The next day he was out with the Israelites again, and he saw two men fighting, and he tried them to stop them. And one of them said to him, What, are you going to kill me like you killed that Egyptian?
And Moses realized people knew! His secret wasn’t a secret, and he was in danger, because if Pharaoh found out Moses had killed an Egyptian, Moses would go to prison forever… or maybe be killed himself. So what did he do? What would you do?
He ran away. He ran and ran till he came to another country, a country called Midian. And he sat down by a well, tired and thirsty. Some young women came to the well to get water for their sheep. They were seven sisters, the daughters of Jethro, who was a leader in the town nearby. Some shepherds tried to boss the girls around and make trouble for them, but Moses made them stop, and helped the girls get water.
They went home and their father Jethro said, That was faster than usual; what happened? Where were the shepherds that usually make trouble for you? And the girls said, A young Egyptian helped us! And Jethro said, Well, where is he? Why didn’t you invite him home?
So they invited Moses to their home, and he stayed with them and became a son to Jethro, who had no sons. And in time he married Jethro’s daughter Zipporah. And they had a son, named Gershom, which means Stranger or Traveller. For Moses said, I have been a stranger in a strange land.
Chapter 4: The Burning Bush
The story of Moses has a LOT more chapters, but only one more that we’ll tell today. Who’s seen The Prince of Egypt? That tells more of the story…
Okay, the last chapter for today is about the Burning Bush. For this last one, I want you to draw a picture of God.
Moses was living with Jethro and his family in Midian. But back in Egypt, the Israelites, God’s people, were still slaves and were still suffering. Things were terrible for them, and they cried out to God for help, and God heard them.

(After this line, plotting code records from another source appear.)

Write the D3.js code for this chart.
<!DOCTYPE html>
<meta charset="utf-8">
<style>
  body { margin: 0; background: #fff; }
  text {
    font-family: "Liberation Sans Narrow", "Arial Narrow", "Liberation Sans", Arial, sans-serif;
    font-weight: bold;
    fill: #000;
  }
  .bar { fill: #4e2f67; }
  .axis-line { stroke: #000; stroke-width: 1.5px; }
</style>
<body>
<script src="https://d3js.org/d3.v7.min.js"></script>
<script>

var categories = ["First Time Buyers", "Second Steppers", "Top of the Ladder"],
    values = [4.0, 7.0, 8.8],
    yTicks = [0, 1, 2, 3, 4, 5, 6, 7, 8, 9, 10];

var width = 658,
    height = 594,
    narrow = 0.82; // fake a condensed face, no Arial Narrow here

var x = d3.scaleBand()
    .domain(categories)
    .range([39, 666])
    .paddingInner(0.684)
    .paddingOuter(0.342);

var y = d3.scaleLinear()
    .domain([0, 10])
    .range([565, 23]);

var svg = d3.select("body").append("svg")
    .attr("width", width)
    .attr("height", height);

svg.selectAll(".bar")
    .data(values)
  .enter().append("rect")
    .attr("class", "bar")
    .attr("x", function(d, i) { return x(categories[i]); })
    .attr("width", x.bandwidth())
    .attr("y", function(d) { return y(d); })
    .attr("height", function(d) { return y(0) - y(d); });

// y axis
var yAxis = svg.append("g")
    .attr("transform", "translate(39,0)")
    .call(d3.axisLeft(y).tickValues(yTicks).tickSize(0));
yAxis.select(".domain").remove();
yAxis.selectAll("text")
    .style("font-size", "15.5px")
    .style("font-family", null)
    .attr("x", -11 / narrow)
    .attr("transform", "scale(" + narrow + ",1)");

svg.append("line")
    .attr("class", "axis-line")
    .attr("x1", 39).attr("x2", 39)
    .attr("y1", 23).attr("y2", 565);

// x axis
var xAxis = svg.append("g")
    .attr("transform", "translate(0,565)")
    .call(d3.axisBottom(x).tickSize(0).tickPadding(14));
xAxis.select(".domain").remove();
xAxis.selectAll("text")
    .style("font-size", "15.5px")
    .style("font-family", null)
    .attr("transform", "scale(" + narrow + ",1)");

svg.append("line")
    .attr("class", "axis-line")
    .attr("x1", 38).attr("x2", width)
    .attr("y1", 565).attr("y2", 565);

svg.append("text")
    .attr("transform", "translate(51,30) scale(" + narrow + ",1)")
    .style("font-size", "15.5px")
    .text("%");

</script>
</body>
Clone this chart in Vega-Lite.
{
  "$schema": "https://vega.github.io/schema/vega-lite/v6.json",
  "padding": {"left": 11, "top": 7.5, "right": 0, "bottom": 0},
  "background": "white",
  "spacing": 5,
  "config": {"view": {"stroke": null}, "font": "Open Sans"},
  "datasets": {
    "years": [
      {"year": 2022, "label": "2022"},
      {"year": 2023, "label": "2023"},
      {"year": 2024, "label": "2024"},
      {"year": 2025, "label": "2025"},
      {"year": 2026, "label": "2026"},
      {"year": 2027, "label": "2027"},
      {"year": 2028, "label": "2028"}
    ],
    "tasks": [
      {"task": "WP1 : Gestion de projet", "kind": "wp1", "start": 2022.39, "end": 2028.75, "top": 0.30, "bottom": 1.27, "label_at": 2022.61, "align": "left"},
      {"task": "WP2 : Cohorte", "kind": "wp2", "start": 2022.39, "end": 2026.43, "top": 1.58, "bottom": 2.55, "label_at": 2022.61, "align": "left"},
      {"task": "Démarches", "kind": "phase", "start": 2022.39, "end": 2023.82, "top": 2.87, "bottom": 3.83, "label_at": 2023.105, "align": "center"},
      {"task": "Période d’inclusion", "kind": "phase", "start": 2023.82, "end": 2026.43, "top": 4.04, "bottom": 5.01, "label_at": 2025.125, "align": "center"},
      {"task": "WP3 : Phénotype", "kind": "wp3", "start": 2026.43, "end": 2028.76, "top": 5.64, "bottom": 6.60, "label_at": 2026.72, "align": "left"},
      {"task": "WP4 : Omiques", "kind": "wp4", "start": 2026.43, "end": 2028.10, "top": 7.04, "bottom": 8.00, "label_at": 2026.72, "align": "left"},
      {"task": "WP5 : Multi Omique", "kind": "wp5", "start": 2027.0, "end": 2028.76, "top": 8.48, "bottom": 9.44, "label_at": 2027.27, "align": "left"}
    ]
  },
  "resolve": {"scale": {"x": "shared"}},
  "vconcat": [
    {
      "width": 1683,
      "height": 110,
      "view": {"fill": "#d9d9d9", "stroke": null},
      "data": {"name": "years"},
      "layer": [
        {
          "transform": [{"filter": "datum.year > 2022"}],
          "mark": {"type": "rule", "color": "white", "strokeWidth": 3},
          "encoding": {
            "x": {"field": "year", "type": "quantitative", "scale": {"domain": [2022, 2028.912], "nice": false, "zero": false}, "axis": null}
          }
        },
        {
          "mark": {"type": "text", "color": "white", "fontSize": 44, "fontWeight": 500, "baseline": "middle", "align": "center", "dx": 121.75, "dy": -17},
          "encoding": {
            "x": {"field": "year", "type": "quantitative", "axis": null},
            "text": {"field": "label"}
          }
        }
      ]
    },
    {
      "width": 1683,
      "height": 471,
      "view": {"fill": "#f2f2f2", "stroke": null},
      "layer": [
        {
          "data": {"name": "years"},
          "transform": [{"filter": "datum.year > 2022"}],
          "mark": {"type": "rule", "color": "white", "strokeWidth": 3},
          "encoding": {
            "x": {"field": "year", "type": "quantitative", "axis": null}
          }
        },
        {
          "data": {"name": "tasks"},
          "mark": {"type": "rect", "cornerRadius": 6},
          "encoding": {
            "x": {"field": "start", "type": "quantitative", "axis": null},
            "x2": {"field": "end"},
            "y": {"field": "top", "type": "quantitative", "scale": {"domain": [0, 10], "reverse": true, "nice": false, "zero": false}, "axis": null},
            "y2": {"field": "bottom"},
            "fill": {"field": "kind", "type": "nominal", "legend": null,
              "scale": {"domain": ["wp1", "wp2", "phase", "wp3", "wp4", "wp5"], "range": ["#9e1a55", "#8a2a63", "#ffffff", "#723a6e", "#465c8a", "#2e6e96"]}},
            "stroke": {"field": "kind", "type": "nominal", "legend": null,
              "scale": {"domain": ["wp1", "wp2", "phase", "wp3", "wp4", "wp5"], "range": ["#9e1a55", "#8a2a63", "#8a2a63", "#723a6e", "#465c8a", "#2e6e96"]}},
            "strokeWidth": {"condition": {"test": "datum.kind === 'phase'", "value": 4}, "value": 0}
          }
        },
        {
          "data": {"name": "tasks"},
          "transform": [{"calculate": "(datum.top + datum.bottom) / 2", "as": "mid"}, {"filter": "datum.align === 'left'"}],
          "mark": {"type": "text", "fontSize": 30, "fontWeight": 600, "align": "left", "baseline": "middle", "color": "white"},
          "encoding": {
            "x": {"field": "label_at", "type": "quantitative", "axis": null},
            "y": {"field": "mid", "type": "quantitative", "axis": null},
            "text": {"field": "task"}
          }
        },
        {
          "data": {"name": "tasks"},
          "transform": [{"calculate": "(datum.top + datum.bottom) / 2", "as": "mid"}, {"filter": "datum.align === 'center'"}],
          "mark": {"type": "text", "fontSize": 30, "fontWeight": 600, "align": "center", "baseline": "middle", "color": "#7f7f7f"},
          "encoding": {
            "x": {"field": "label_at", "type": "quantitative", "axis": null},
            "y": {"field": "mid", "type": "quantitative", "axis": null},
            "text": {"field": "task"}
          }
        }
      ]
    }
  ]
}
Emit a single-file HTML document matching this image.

One day Moses was out in the country taking care of Jethro’s sheep. And he came to a mountain where he hadn’t been before. Now, it was a holy mountain, a place of God.
Moses was tending the sheep and he saw something strange: a bush on fire. Now, it wasn’t so strange to see a fire – it was a hot, dry land, and sometimes lightning would start a fire somewhere. But this bush was on fire, but it wasn’t burning up. It just kept on burning. So Moses went closer to take a look.
And when he came closer, a Voice spoke to him from the fire. It said, Moses! Moses! Who do you think that voice was? Yes, it was the voice of God. How do you think Moses felt? …
Moses said, Here I am! And the Voice said, Moses, take off your sandals, for you are standing on holy ground. I am the God of your father, the God of Abraham and Isaac and Jacob.
And Moses hid his face, for he was afraid to look at God.
And the Voice of God said, My people are suffering in Egypt, and I have heard their cry and seen how the Egyptians mistreat them. I am going to save them from the Egyptians, and bring them into their own land, a good land where they can live and be happy. So come, Moses: I am sending you to Pharaoh, the King, to bring my people out of Egypt.
And Moses said, Who am I to go to Pharaoh? Who am I to lead my people? Who am I to bring them out of bondage in Egypt?
And God said, I will be with you. You will bring them out; and you will worship me with them, on this very mountain.
And Moses said to God, If the people Israel say to me, What God is this who has sent you to us? then what should I say? How should I name you, God?
And the Voice of God said, I am who I am. Tell your people, I AM the God of your ancestors, the God of Abraham and Sarah, Isaac and Rebecca. I AM the God who calls you into freedom. My name is I AM, and I have heard your cries, and I AM going to bring you out of slavery and into a land of your own.
And Moses said, What if they don’t believe me? And the Voice of God said, Take that walking stick in your hand, and throw it on the ground. And Moses did that. And the stick turned into a snake!
And the Voice of God said, Grab it by the tail. Moses didn’t want to do that very much! But he did it – and the snake turned back into a walking stick.
And God said, You can do this, and many other wonders besides,to convince the people that you speak for Me, and that My power is with you. Now, take your walking stick, and set out to lead your people to freedom.